Improvements to powerpc32 asm code

Torbjorn Granlund
01 Jun 2003 15:57:58 +0200

Mark Rodenkirch <> writes:

  Thanks.  In my addmul_1.asm, the loop I have only handles one
  limb per iteration, which makes the code much easier to follow
  than the current implementation.  I attempted both two and four
  limbs per iteration, but I saw no gain from that.
If loop unrolling doesn't help, it should not be used, of course.

While small operands (few tens of limbs) are most important for
mpn_addmul_1, the speed for really large operands should not be
cmpletely ignored.  Unrolling could be considered for that, since
it allows us to schedule loads further ahead of their use.

For mpn_add_n and mpn_sub_n, it is relatively common with huge
operands, so scheduling loads early is more important for these

  I thought that GMP strongly avoided fp instructions in the integer code
  because of rounding errors or does that only apply to FFT multiply?
GMP avoids FFT over complex numbers, since that involves
rounding.  There are variants of that using fp instructions and
variants using integer instructions on fractions , and they share
the same rounding problem.  (If somebody can prove that a certain
precision yields accurate results for the complex FFT, such code
might get into GMP.)

The mpn_addmul_N code using fp instructions doesn't do any rounding.
Multiplying am integer < 2^16 with another integer < 2^32 using fp,
provably yields the exact 48-bit product.

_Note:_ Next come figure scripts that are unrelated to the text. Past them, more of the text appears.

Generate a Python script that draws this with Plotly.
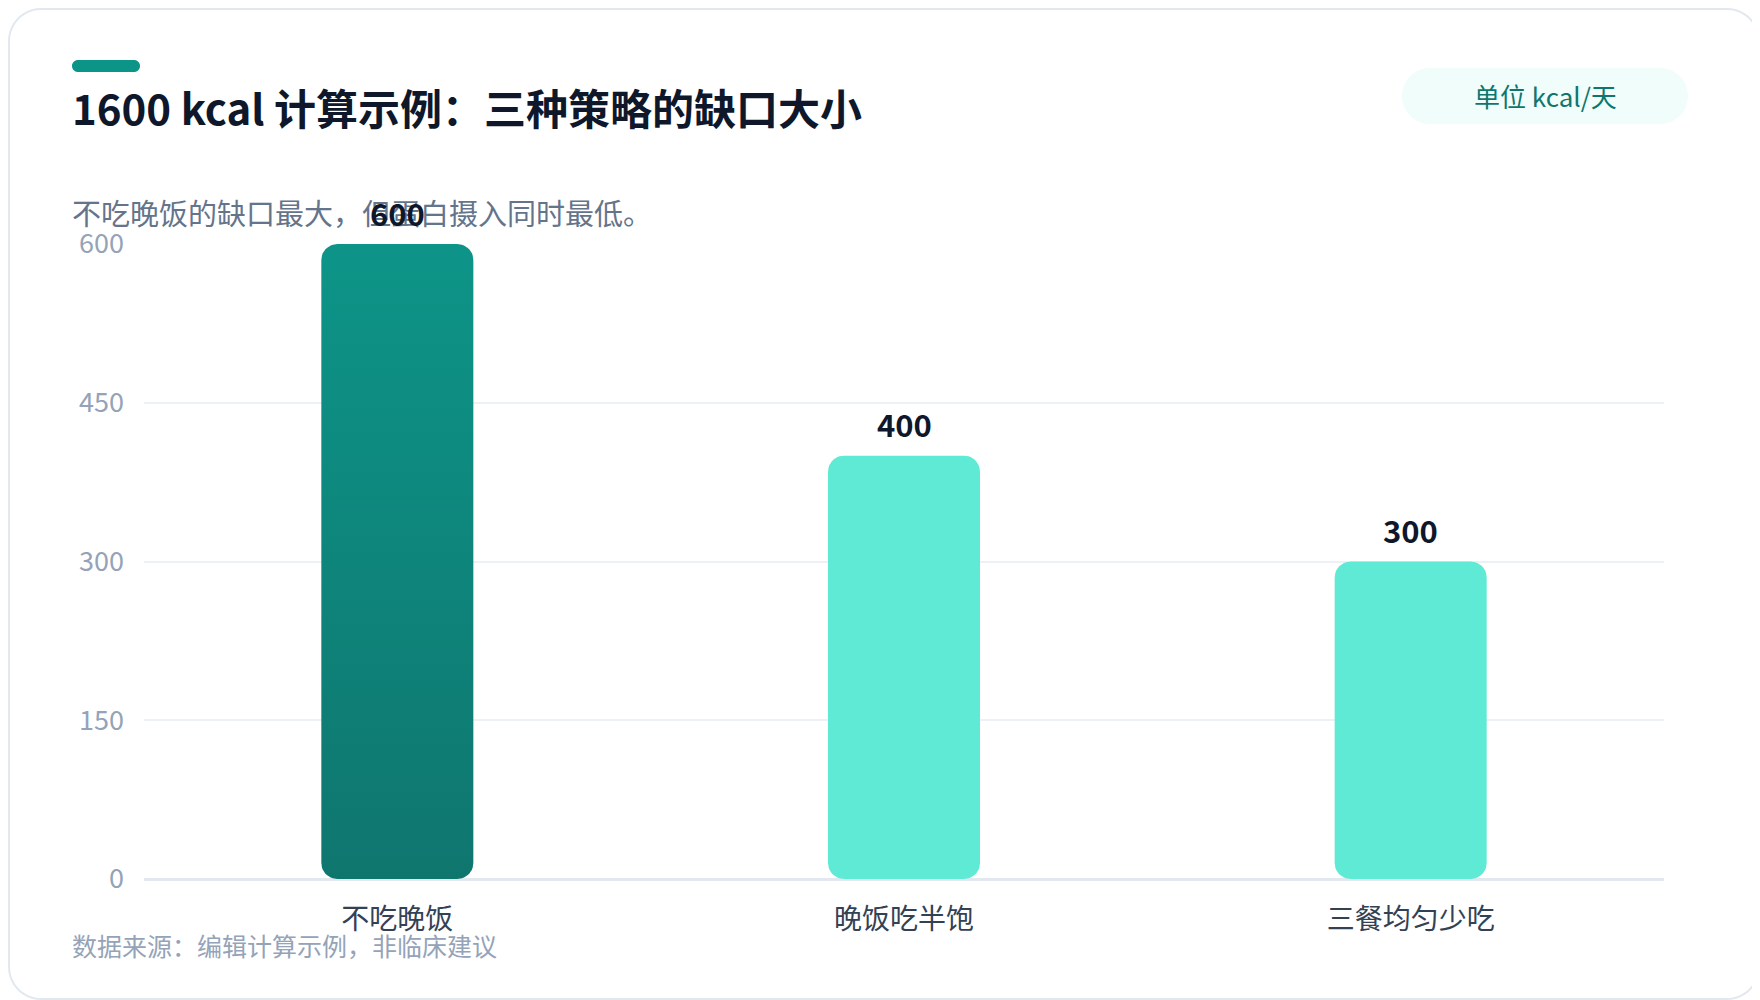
import numpy as np
import plotly.graph_objects as go

# data
categories = ["不吃晚饭", "晚饭吃半饱", "三餐均匀少吃"]
deficits = [600, 400, 300]
y_ticks = [0, 150, 300, 450, 600]

title = "1600 kcal 计算示例：三种策略的缺口大小"
subtitle = "不吃晚饭的缺口最大，但蛋白摄入同时最低。"
unit_label = "单位 kcal/天"
source = "数据来源：编辑计算示例，非临床建议"

FONT = "Noto Sans CJK SC"

# the page puts the figure 8px in from the top-left, so size it to fit
OFF = 8
W, H = 1760 - OFF, 1000 - OFF

# plot area, in page pixels
PL, PR, PT, PB = 144, 1664, 244, 879
PW = PR - PL
PH = PB - PT
M_L, M_T = PL - OFF, PT - OFF
M_R, M_B = W - (PR - OFF), H - (PB - OFF)

Y_MAX = 600
BAR_W = 0.3
BAR_R = 16


def px(x):
    return (x - PL) / PW


def py(y):
    return (PB - y) / PH


def round_rect_px(x0, y0, x1, y1, r, n=12):
    # rounded rectangle in page pixels -> paper path
    pts = []
    corners = [
        (x1 - r, y0 + r, -90, 0),
        (x1 - r, y1 - r, 0, 90),
        (x0 + r, y1 - r, 90, 180),
        (x0 + r, y0 + r, 180, 270),
    ]
    for cx, cy, a0, a1 in corners:
        for a in np.linspace(np.radians(a0), np.radians(a1), n):
            pts.append((cx + r * np.cos(a), cy + r * np.sin(a)))
    return "M " + " L ".join(f"{px(x):.5f},{py(y):.5f}" for x, y in pts) + " Z"


def bar_outline(xc, val, n=12):
    # rounded bar in data coords, corner radius given in pixels
    rx = BAR_R / PW * len(categories)
    ry = BAR_R / PH * Y_MAX
    x0, x1 = xc - BAR_W / 2, xc + BAR_W / 2
    corners = [
        (x1 - rx, val - ry, 0, 90),
        (x0 + rx, val - ry, 90, 180),
        (x0 + rx, ry, 180, 270),
        (x1 - rx, ry, 270, 360),
    ]
    xs, ys = [], []
    for cx, cy, a0, a1 in corners:
        for a in np.linspace(np.radians(a0), np.radians(a1), n):
            xs.append(cx + rx * np.cos(a))
            ys.append(cy + ry * np.sin(a))
    xs.append(xs[0])
    ys.append(ys[0])
    return xs, ys


fig = go.Figure()

for i, v in enumerate(deficits):
    xs, ys = bar_outline(i, v)
    if i == 0:
        fig.add_trace(go.Scatter(
            x=xs, y=ys, mode="lines", fill="toself", line=dict(width=0),
            fillgradient=dict(type="vertical",
                              colorscale=[[0, "#0f766e"], [1, "#0d9488"]]),
            hoverinfo="skip", showlegend=False,
        ))
    else:
        fig.add_trace(go.Scatter(
            x=xs, y=ys, mode="lines", fill="toself", line=dict(width=0),
            fillcolor="#5eead4", hoverinfo="skip", showlegend=False,
        ))

shapes = [
    # card
    dict(type="path", xref="paper", yref="paper",
         path=round_rect_px(OFF + 1, OFF + 1, 1759, 999, 32),
         line=dict(color="#e2e8f0", width=2), fillcolor="rgba(0,0,0,0)",
         layer="below"),
    # accent bar
    dict(type="path", xref="paper", yref="paper",
         path=round_rect_px(72, 60, 140, 72, 6),
         line=dict(width=0), fillcolor="#0d9488"),
    # unit pill
    dict(type="path", xref="paper", yref="paper",
         path=round_rect_px(1402, 68, 1688, 124, 28),
         line=dict(width=0), fillcolor="#f0fdfa", layer="below"),
]

annotations = [
    dict(text=title, x=px(70), y=py(106), xref="paper", yref="paper",
         xanchor="left", yanchor="middle", showarrow=False,
         font=dict(family=FONT, size=42, color="#0f172a", weight=700)),
    dict(text=subtitle, x=px(70), y=py(212), xref="paper", yref="paper",
         xanchor="left", yanchor="middle", showarrow=False,
         font=dict(family=FONT, size=29, color="#64748b")),
    dict(text=unit_label, x=px(1545), y=py(95), xref="paper", yref="paper",
         xanchor="center", yanchor="middle", showarrow=False,
         font=dict(family=FONT, size=26, color="#0f766e")),
    dict(text=source, x=px(70), y=py(945), xref="paper", yref="paper",
         xanchor="left", yanchor="middle", showarrow=False,
         font=dict(family=FONT, size=25, color="#94a3b8")),
]

# value labels above bars
for i, v in enumerate(deficits):
    annotations.append(dict(
        text=str(v), x=i, y=v, xref="x", yref="y", yshift=32,
        xanchor="center", yanchor="middle", showarrow=False,
        font=dict(family=FONT, size=31, color="#0f172a", weight=700),
    ))

fig.update_layout(
    width=W, height=H,
    margin=dict(l=M_L, r=M_R, t=M_T, b=M_B, pad=0),
    paper_bgcolor="white", plot_bgcolor="white",
    font=dict(family=FONT),
    shapes=shapes, annotations=annotations,
    showlegend=False,
)

fig.update_xaxes(
    range=[-0.5, len(categories) - 0.5],
    tickvals=list(range(len(categories))), ticktext=categories,
    showgrid=False, zeroline=False, showline=False, ticks="",
    ticklabelstandoff=21,
    tickfont=dict(family=FONT, size=28, color="#334155"),
)
fig.update_yaxes(
    range=[0, Y_MAX], tickvals=y_ticks,
    showgrid=True, gridcolor="#edf1f6", gridwidth=2,
    zeroline=True, zerolinecolor="#e2e8f0", zerolinewidth=3,
    showline=False, ticks="", ticklabelstandoff=19,
    tickfont=dict(family=FONT, size=27, color="#94a3b8"),
)

fig.write_html("out.html")
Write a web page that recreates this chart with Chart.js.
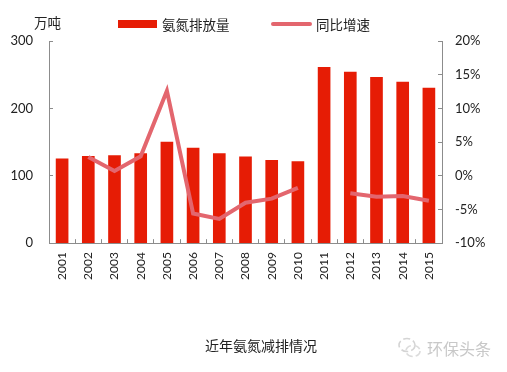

  I have only found one resource on the net that discusses cycles
  and latency of powerpc assembler instructions and it doesn't
  include the G3 or G4.  What do you use as a resource?

About 250 clicks nto should give you
all manuals you need.  Start by clicking Documentation near he
top of the page.

  In future versions of GMP will there be subfolders in powerpc32
  to allow for different versions dependent upon which flavor of
  CPU one has?

It already does that.  We currently only setup a special path for
the powerpc750.  It should be straightforward to hack (or configure directly if you don't have autoconf
handy) to setup path for more powerpcs.